You are viewing a plain text version of this content. The canonical link for it is here.
Posted to dev@airflow.apache.org by jo...@nielsen.com,
jo...@nielsen.com on 2018/04/17 20:33:02 UTC
Possible bug in ECS Operator
I think I found a bug in ECSOperator, but I'm not sure.
Here is the relevant part of the response I got back from the ECS task run:
..
'tasks': [{
'lastStatus': 'STOPPED',
'desiredStatus': 'STOPPED',
'stoppedReason': 'HostEC2(instancei-abc)terminated.',
'containers': [{
'containerArn': 'arn:abc',
'taskArn': 'arn:abc',
'lastStatus': 'RUNNING',
'name': 'abc',
'networkBindings': []
}],
}],
..
So this task was stopped before it finished in ECS, but airflow considered it a pass because it gets through this if else block:
https://github.com/apache/incubator-airflow/blob/master/airflow/contrib/operators/ecs_operator.py#L101
for container in containers:
if container.get('lastStatus') == 'STOPPED' and container['exitCode'] != 0:
raise AirflowException('This task is not in success state {}'.format(task))

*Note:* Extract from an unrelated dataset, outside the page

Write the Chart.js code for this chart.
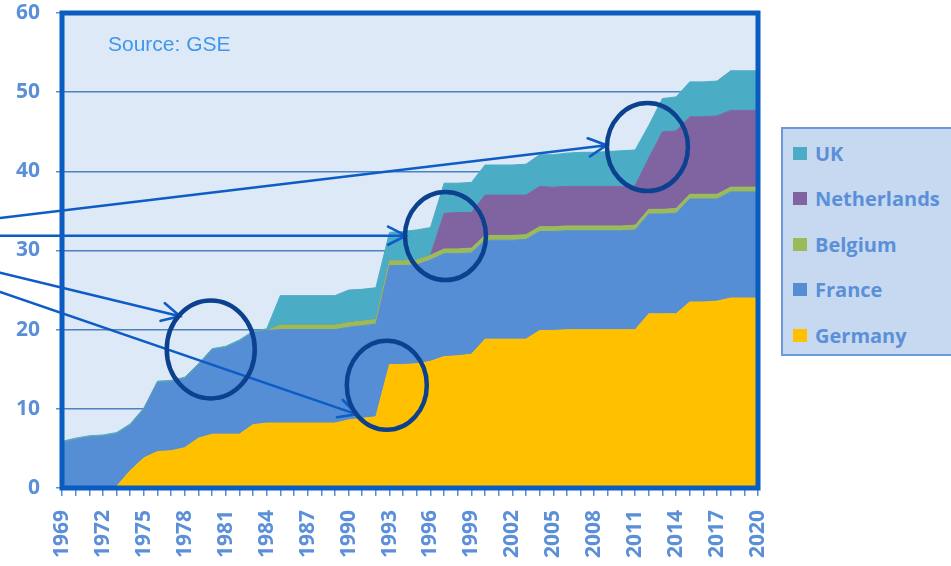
<!DOCTYPE html>
<html>
<head>
<meta charset="utf-8">
<script src="https://cdn.jsdelivr.net/npm/chart.js@4/dist/chart.umd.min.js"></script>
<style>
    body { margin: 0; background: #fff; }
    #wrap { position: relative; width: 951px; height: 566px; overflow: hidden; }
    #legend {
        position: absolute; left: 781px; top: 127px; width: 172px; height: 229px;
        box-sizing: border-box; background: #C6D9F1; border: 2px solid #6D9AD6;
    }
    .item {
        position: absolute; left: 10px; height: 28px; display: flex; align-items: center;
        font: bold 20px 'Open Sans', sans-serif; color: #5B8FD8; white-space: nowrap;
    }
    .sw { width: 14px; height: 13px; margin-right: 8px; }
</style>
</head>
<body>
<div id="wrap">
    <canvas id="chart" width="951" height="566"></canvas>
    <div id="legend"></div>
</div>
<script>
// years on the x axis
const years = [
    '1969', '1970', '1971', '1972', '1973', '1974', '1975', '1976', '1977', '1978',
    '1979', '1980', '1981', '1982', '1983', '1984', '1985', '1986', '1987', '1988',
    '1989', '1990', '1991', '1992', '1993', '1994', '1995', '1996', '1997', '1998',
    '1999', '2000', '2001', '2002', '2003', '2004', '2005', '2006', '2007', '2008',
    '2009', '2010', '2011', '2012', '2013', '2014', '2015', '2016', '2017', '2018',
    '2019', '2020'
];

const germany = [
    0, 0, 0, 0, 0.2, 2.2, 3.8, 4.6, 4.7, 5.1,
    6.3, 6.8, 6.8, 6.8, 8.0, 8.2, 8.2, 8.2, 8.2, 8.2,
    8.2, 8.6, 8.8, 9.0, 15.6, 15.6, 15.7, 16.0, 16.6, 16.7,
    16.9, 18.8, 18.8, 18.8, 18.8, 19.9, 19.9, 20.0, 20.0, 20.0,
    20.0, 20.0, 20.0, 22.0, 22.0, 22.0, 23.5, 23.5, 23.6, 24.0,
    24.0, 24.0
];
const france = [
    5.7, 6.1, 6.4, 6.5, 6.6, 5.7, 6.1, 8.7, 8.7, 8.7,
    9.2, 10.6, 10.9, 11.7, 11.6, 11.7, 11.8, 11.8, 11.8, 11.8,
    11.8, 11.7, 11.7, 11.7, 12.5, 12.5, 12.5, 12.8, 13.0, 12.9,
    12.8, 12.5, 12.5, 12.5, 12.6, 12.5, 12.5, 12.5, 12.5, 12.5,
    12.5, 12.5, 12.6, 12.6, 12.6, 12.7, 13.0, 13.0, 12.9, 13.4,
    13.4, 13.4
];
const belgium = [
    0, 0, 0, 0, 0, 0, 0, 0, 0, 0,
    0, 0, 0, 0, 0, 0, 0.6, 0.6, 0.6, 0.6,
    0.6, 0.6, 0.6, 0.6, 0.6, 0.6, 0.6, 0.6, 0.6, 0.6,
    0.6, 0.6, 0.6, 0.6, 0.6, 0.6, 0.6, 0.6, 0.6, 0.6,
    0.6, 0.6, 0.6, 0.6, 0.6, 0.6, 0.6, 0.6, 0.6, 0.6,
    0.6, 0.6
];
const netherlands = [
    0, 0, 0, 0, 0, 0, 0, 0, 0, 0,
    0, 0, 0, 0, 0, 0, 0, 0, 0, 0,
    0, 0, 0, 0, 0, 0, 0, 0, 4.5, 4.6,
    4.5, 5.1, 5.1, 5.1, 5.0, 5.1, 5.0, 5.0, 5.0, 5.0,
    5.0, 5.0, 5.0, 6.5, 9.8, 9.8, 9.8, 9.8, 9.9, 9.7,
    9.7, 9.7
];
const uk = [
    0.2, 0.2, 0.2, 0.2, 0.2, 0.2, 0.2, 0.2, 0.2, 0.2,
    0.2, 0.2, 0.2, 0.2, 0.2, 0.2, 3.7, 3.7, 3.7, 3.7,
    3.7, 4.1, 4.0, 4.0, 3.6, 3.7, 3.8, 3.5, 3.8, 3.7,
    3.8, 3.8, 3.8, 3.8, 3.9, 4.0, 4.1, 4.2, 4.3, 4.3,
    4.4, 4.5, 4.5, 4.1, 4.2, 4.3, 4.4, 4.4, 4.4, 5.0,
    5.0, 5.0
];

const yTicks = [0, 10, 20, 30, 40, 50, 60];

// highlighted spots (in year / value units)
const circles = [
    { year: 1979.9, value: 17.5, rx: 44, ry: 49 },
    { year: 1992.8, value: 12.97, rx: 40, ry: 44.5 },
    { year: 1997.1, value: 31.83, rx: 40.5, ry: 44 },
    { year: 2011.9, value: 43.07, rx: 40.5, ry: 44 }
];
const arrows = [
    { x1: 1964.46, y1: 34.1, x2: 2008.9, y2: 43.3 },
    { x1: 1964.46, y1: 31.87, x2: 1994.2, y2: 31.87 },
    { x1: 1964.46, y1: 27.2, x2: 1977.65, y2: 21.7 },
    { x1: 1964.46, y1: 24.76, x2: 1990.6, y2: 9.3 }
];

const TEXT_COLOR = '#5B8FD8';
Chart.defaults.font.family = "'Open Sans', sans-serif";

function series(label, data, color, fill) {
    return {
        label: label,
        data: data,
        backgroundColor: color,
        borderColor: color,
        borderWidth: 1,
        pointRadius: 0,
        pointHoverRadius: 0,
        tension: 0,
        fill: fill
    };
}

function drawArrow(ctx, x1, y1, x2, y2) {
    const ang = Math.atan2(y2 - y1, x2 - x1);
    const len = 20, spread = 27 * Math.PI / 180;
    ctx.beginPath();
    ctx.moveTo(x1, y1);
    ctx.lineTo(x2, y2);
    ctx.moveTo(x2 - len * Math.cos(ang - spread), y2 - len * Math.sin(ang - spread));
    ctx.lineTo(x2, y2);
    ctx.lineTo(x2 - len * Math.cos(ang + spread), y2 - len * Math.sin(ang + spread));
    ctx.stroke();
}

const decor = {
    id: 'decor',
    beforeDraw(chart) {
        const { ctx, chartArea: a } = chart;
        ctx.save();
        ctx.fillStyle = '#DDE9F6';
        ctx.fillRect(a.left, a.top, a.right - a.left, a.bottom - a.top);
        ctx.restore();
    },
    afterDatasetsDraw(chart) {
        const { ctx, chartArea: a } = chart;
        const xs = chart.scales.x, ys = chart.scales.y;
        const px = yr => xs.getPixelForValue(yr - 1969);
        ctx.save();

        // plot frame
        ctx.strokeStyle = '#0A5CC0';
        ctx.lineWidth = 5;
        ctx.strokeRect(a.left, a.top, a.right - a.left, a.bottom - a.top);

        ctx.fillStyle = '#4196EB';
        ctx.font = "21px 'Liberation Sans', Arial, sans-serif";
        ctx.textBaseline = 'alphabetic';
        ctx.fillText('Source: GSE', a.left + 46, a.top + 38);

        ctx.strokeStyle = '#0E5CC6';
        ctx.lineWidth = 2.6;
        ctx.lineCap = 'round';
        arrows.forEach(ar => {
            drawArrow(ctx, px(ar.x1), ys.getPixelForValue(ar.y1), px(ar.x2), ys.getPixelForValue(ar.y2));
        });

        ctx.strokeStyle = '#0B418F';
        ctx.lineWidth = 4.5;
        circles.forEach(c => {
            ctx.beginPath();
            ctx.ellipse(px(c.year), ys.getPixelForValue(c.value), c.rx, c.ry, 0, 0, Math.PI * 2);
            ctx.stroke();
        });
        ctx.restore();
    }
};

const chart = new Chart(document.getElementById('chart'), {
    type: 'line',
    data: {
        labels: years,
        datasets: [
            series('Germany', germany, '#FFC000', 'origin'),
            series('France', france, '#558ED5', '-1'),
            series('Belgium', belgium, '#9BBB59', '-1'),
            series('Netherlands', netherlands, '#8064A2', '-1'),
            series('UK', uk, '#4BACC6', '-1')
        ]
    },
    options: {
        responsive: false,
        animation: false,
        layout: { padding: { left: 0, right: 193, top: 0, bottom: 0 } },
        plugins: {
            legend: { display: false },
            tooltip: { enabled: false }
        },
        scales: {
            x: {
                offset: false,
                afterFit: s => { s.height = 78; },
                border: { display: false },
                grid: {
                    drawOnChartArea: false,
                    tickLength: 8,
                    tickColor: '#5B8ED6',
                    lineWidth: 1.5
                },
                ticks: {
                    autoSkip: false,
                    minRotation: 90,
                    maxRotation: 90,
                    padding: 14,
                    color: TEXT_COLOR,
                    font: { size: 21, weight: 'bold' },
                    callback: function (val, i) {
                        return i % 3 === 0 ? years[i] : '';
                    }
                }
            },
            y: {
                stacked: true,
                min: yTicks[0],
                max: yTicks[yTicks.length - 1],
                afterFit: s => { s.width = 62; s.paddingTop = 13; },
                afterBuildTicks: s => { s.ticks = yTicks.map(v => ({ value: v })); },
                border: { display: false },
                grid: {
                    tickLength: 6,
                    tickColor: '#5B8ED6',
                    lineWidth: 1.5,
                    color: ctx => (ctx.tick && (ctx.tick.value === 0 || ctx.tick.value === 60)) ? 'rgba(0,0,0,0)' : '#4F80C2'
                },
                ticks: {
                    padding: 16,
                    color: TEXT_COLOR,
                    font: { size: 21, weight: 'bold' }
                }
            }
        }
    },
    plugins: [decor]
});

// legend box on the right, top to bottom as in the stack
const legendBox = document.getElementById('legend');
chart.data.datasets.slice().reverse().forEach((ds, i) => {
    const row = document.createElement('div');
    row.className = 'item';
    row.style.top = (24 + i * 45.6 - 14) + 'px';
    const sw = document.createElement('span');
    sw.className = 'sw';
    sw.style.background = ds.backgroundColor;
    const txt = document.createElement('span');
    txt.textContent = ds.label;
    row.appendChild(sw);
    row.appendChild(txt);
    legendBox.appendChild(row);
});
</script>
</body>
</html>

elif container.get('lastStatus') == 'PENDING':
raise AirflowException('This task is still pending {}'.format(task))
elif 'error' in container.get('reason', '').lower():
raise AirflowException('This containers encounter an error during launching : {}'.
format(container.get('reason', '').lower()))
So because the container was in running status when the instance was terminated, the task within airflow was considered a success.
I think that's probably not right, but maybe someone can correct me.
If it isn't right I will open a bug in Jira, and with any luck try to do a pull request to fix it.
In a way I feel like this is an AWS bug, because they gave back no exit code, no error in the container part of the json...
Any ideas?